Setting a joist on top of the the seat frame so far, measure 16" at 90* from the back of the back seat joist. Align the last joist to these marks. Then trace lines at the intersections (see graphic), all marks will be on the bottom of the joist. Also, trace lines on the top of the two side front seat joists, where this piece intersects..
Make cuts to the front joist of the back seat - trim the ends to the angle marked. make a 1.5" deep Kerf cut into the middle marks.
Cut 1" or so kerf cut into the top of the tops of the side bench front joists where you marked.
Cross your fingers and test fit the back seat joist into place. a Little tight is better then a loose fit. Cut out more material if needed to make the pieces fit. Then glue and screw the whole thing together.
As an afterthought, but not necessary, I added two more posts under the inside joints. And added a 2x4 between the inside joints and the back posts. This 2x4 was for holding up the slats, and was needed for the pattern I chose.
Step 4: Step 4 : Preparing the Bench Slats
Decide what material and width to use for the seat slats. I was going to use a hard wood, but it was going to be quite expensive. So while looking around my local Home Depot I found these 3.5" wide, .65" thick, 8' long redwood slats. They were really smooth, straight, and had beautiful color. Choosing this material also reduced the material cost by half, and it still looks great!
Purchase your estimated amount of material and coat with with the SPAR. While coating these, I found it easiest to coat the wide sides first. Then make the cuts, clamp them all together, and coat the ends and skinny sides.
Cuts - knowing I had to make 100 or so cuts, I decided to make a jig. (I am going to do another instructable on jigs in general, but I'll explain what this one looked like.) The cuts needed to be at 18", so i made a stop block at 18" from the saw blade. I would pull the board into place, make the cut, remove the 18" piece, and continue to pull the board up to the 18" stop. To make jig a too two pieces of 2x4, one long one short. screwed the short piece at 90* into the long piece and placed under the saw so it wouldn't move. (the pics above) Make all your cuts.
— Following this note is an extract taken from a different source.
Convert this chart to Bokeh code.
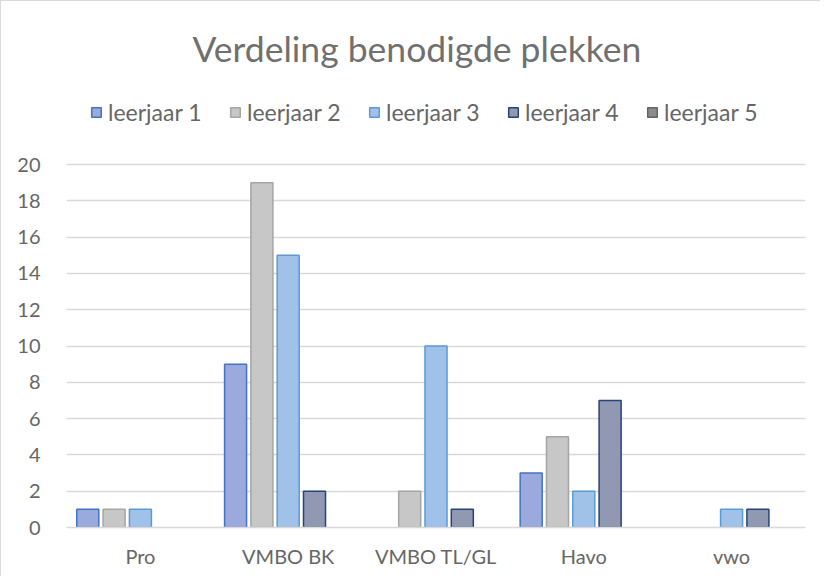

Sand - I had some light cutting damage to the boards, so I ran a sanding block over all the end cuts a couple times.
Coat - Finish your coatings by clamping all the 18" slats together and coating the sides and ends.
Step 5: Step 5 : Setting the Bench Slats
Now for the Piece de Resistance, the bench slats.
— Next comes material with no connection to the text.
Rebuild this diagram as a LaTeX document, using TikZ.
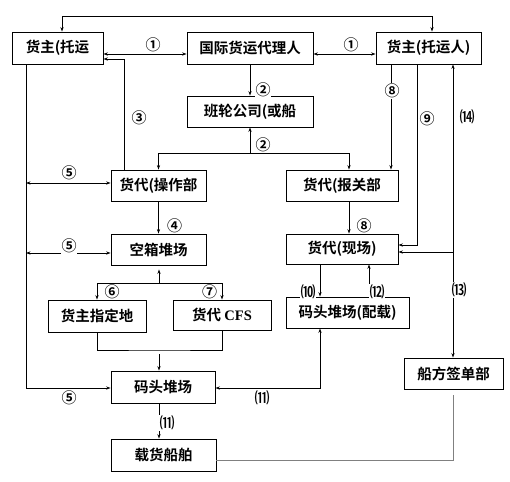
\documentclass[tikz,border=0pt]{standalone}
\usepackage{fontspec}
\newfontfamily\cjk{Noto Sans CJK SC Bold}
\newfontfamily\lat{Liberation Serif}
\usetikzlibrary{arrows.meta}
\tikzset{
  box/.style={draw, line width=0.9pt, inner sep=0pt, font=\cjk\fontsize{14.5}{14.5}\selectfont},
  lab/.style={inner sep=0.5pt, fill=white, font=\cjk\fontsize{15}{15}\selectfont},
  ln/.style={line width=0.7pt},
  >={Stealth[length=4.5pt,width=3.2pt]}
}
\begin{document}
\begin{tikzpicture}[x=1pt,y=-1pt]
\useasboundingbox (0,0) rectangle (510,481);
% boxes
\node[box, minimum width=91pt, minimum height=32pt] (A) at (57.5,48) {货主(托运};
\node[box, minimum width=126pt, minimum height=32pt] (B) at (250,48) {国际货运代理人};
\node[box, minimum width=105pt, minimum height=32pt] (C) at (428.5,48) {货主(托运人)};
\node[box, minimum width=126pt, minimum height=31pt] (D) at (250,111.5) {班轮公司(或船};
\node[box, minimum width=95pt, minimum height=31pt] (E) at (158.5,185.5) {货代(操作部};
\node[box, minimum width=112pt, minimum height=31pt] (F) at (342,185.5) {货代(报关部};
\node[box, minimum width=95pt, minimum height=31pt] (G) at (158.5,249.5) {空箱堆场};
\node[box, minimum width=112pt, minimum height=30pt] (H) at (342,249) {货代(现场)};
\node[box, minimum width=98pt, minimum height=32pt] (I) at (97,316) {货主指定地};
\node[box, minimum width=98pt, minimum height=30pt] (J) at (222,315) {货代 {\lat\bfseries CFS}};
\node[box, minimum width=123pt, minimum height=31pt] (K) at (347.5,312.5) {码头堆场(配载)};
\node[box, minimum width=104pt, minimum height=32pt] (L) at (163,387) {码头堆场};
\node[box, minimum width=99pt, minimum height=31pt] (M) at (453.5,373.5) {船方签单部};
\node[box, minimum width=105pt, minimum height=32pt] (N) at (163.5,455) {载货船舶};
% coordinates
\coordinate (t1) at (62,16);
\coordinate (t2) at (432,16);
\coordinate (r1) at (0,54);
\coordinate (j2) at (250,153);
\coordinate (v5) at (26,0);
\coordinate (j67) at (159,283);
\coordinate (jm) at (159,350);
\coordinate (j13) at (453,252);
% connectors
\draw[ln,<->] (A.north -| t1) -- (t1) -- (t2) -- (C.north -| t2);
\draw[ln,<->] (A.east |- r1) -- (B.west |- r1);
\draw[ln,<->] (B.east |- r1) -- (C.west |- r1);
\draw[ln,->] (B) -- (D);
\draw[ln,->] (j2) -- (D.south);
\draw[ln,->] (j2) -| (E.north);
\draw[ln,->] (j2) -| ([xshift=7pt]F.north);
\draw[ln,->] ([xshift=-34.5pt]E.north) |- ([yshift=-11pt]A.east);
\draw[ln,->] ([xshift=-37.5pt]C.south) -- ([xshift=-37.5pt]C.south |- F.north);
\draw[ln,->] ([xshift=-11.5pt]C.south) |- ([yshift=4pt]H.east);
\draw[ln,<->] (C.south -| j13) -- (M.north -| j13);
\draw[ln,->] (j13) -- (H.east |- j13);
\draw[ln,->] ([xshift=7pt]F.south) -- ([xshift=7pt]H.north);
\draw[ln,->] ([xshift=-22pt]H.south) -- ([xshift=-22pt]H.south |- K.north);
\draw[ln,->] ([xshift=27pt]H.south |- K.north) -- ([xshift=27pt]H.south);
\draw[ln,->] (E) -- (G);
\draw[ln,->] (A.south -| v5) |- ([yshift=-1pt]L.west);
\draw[ln,<->] ([yshift=2.5pt]E.west -| v5) -- ([yshift=2.5pt]E.west);
\draw[ln,<->] ([yshift=-3.5pt]G.west -| v5) -- ([yshift=-3.5pt]G.west);
\draw[ln,->,shorten >=4pt] (j67) -- (j67 |- G.south);
\draw[ln,->] (j67) -| (I.north);
\draw[ln,->] (j67) -| (J.north);
\draw[ln] (I.south) |- (jm) -| (J.south);
\draw[ln,->,shorten <=4pt] (jm) -- (jm |- L.north);
\draw[ln,->] (L.south -| jm) -- (N.north -| jm);
\draw[ln,<->] ([yshift=-1pt]L.east) -| ([xshift=-27.5pt]K.south);
\draw[ln,gray,shorten <=6pt] (M.south) |- ([yshift=-5pt]N.east);
% labels
\node[lab] (l1a) at (153,45) {①};
\node[lab] (l1b) at (351,45) {①};
\node[lab] (l2a) at (263,90) {②};
\node[lab] (l2b) at (263,145) {②};
\node[lab] (l3) at (139,118) {③};
\node[lab] (l8a) at (392,91) {⑧};
\node[lab] (l9) at (427,119) {⑨};
\node[lab] (l14) at (467,117) {⒁};
\node[lab] (l13) at (459,290) {⒀};
\node[lab] (l5a) at (69,173) {⑤};
\node[lab] (l5b) at (69,246) {⑤};
\node[lab] (l5c) at (69,398) {⑤};
\node[lab] (l4) at (174.5,226) {④};
\node[lab] (l6) at (112,292) {⑥};
\node[lab] (l7) at (209.5,292) {⑦};
\node[lab] (l8b) at (364,226) {⑧};
\node[lab] (l10) at (308,292) {⑽};
\node[lab] (l12) at (377,292) {⑿};
\node[lab] (l11a) at (167,423) {⑾};
\node[lab] (l11b) at (262,398) {⑾};
\end{tikzpicture}
\end{document}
I desired a look that was thin spaces between the wood slats, and the wood slats arranged in a perpendicular fashion to the joists.
For this I devised another jig (see the photo above). I did this for uniformity and speed. To create the jig find a piece of wood that is the width you want for the gap between the slats. Fix that perpendicularly to a 2x4. Then make "stops" set back 1" from the front of the 2x4. you should end up with something that looks like a cross.
Now, I wanted to start in the corners because I wanted a symmetrical look at the joints. I placed a ripped 1/2" piece of the redwood along the top of the small 2x4 I added in the last step before. Then starting at the corner cut my first slats by hand to fit in the corners and have a symmetrical meeting point.
Attach the stats to the joists using a brad nail along the corner edges. I did my first one on the top, but redwood is so soft there were major puncture wounds. Working it at an angle on the edge worked best.
Production work - once your first slats are in place and you have room to use the jig you can really get moving. set the jig against the front joist and the first slat. If you've done everything right so far it should meet up nicely. Then put your next slat into the jig on the opposing side and nail the exposed edge. Continue in this fashion until you reach the end of the joist.
*note - I worked my way to the middle on the back bench and split the difference on the last 3 boards. You can hardly tell the difference. On the side benches just work from the corners to the end.
Once the slats are placed, nail the other side down. And congratulate yourself for a job well done!
Thank you so much for reading my lengthy instructable and I hope you learned a few things and were inspired to try something on your own. Happy hammering!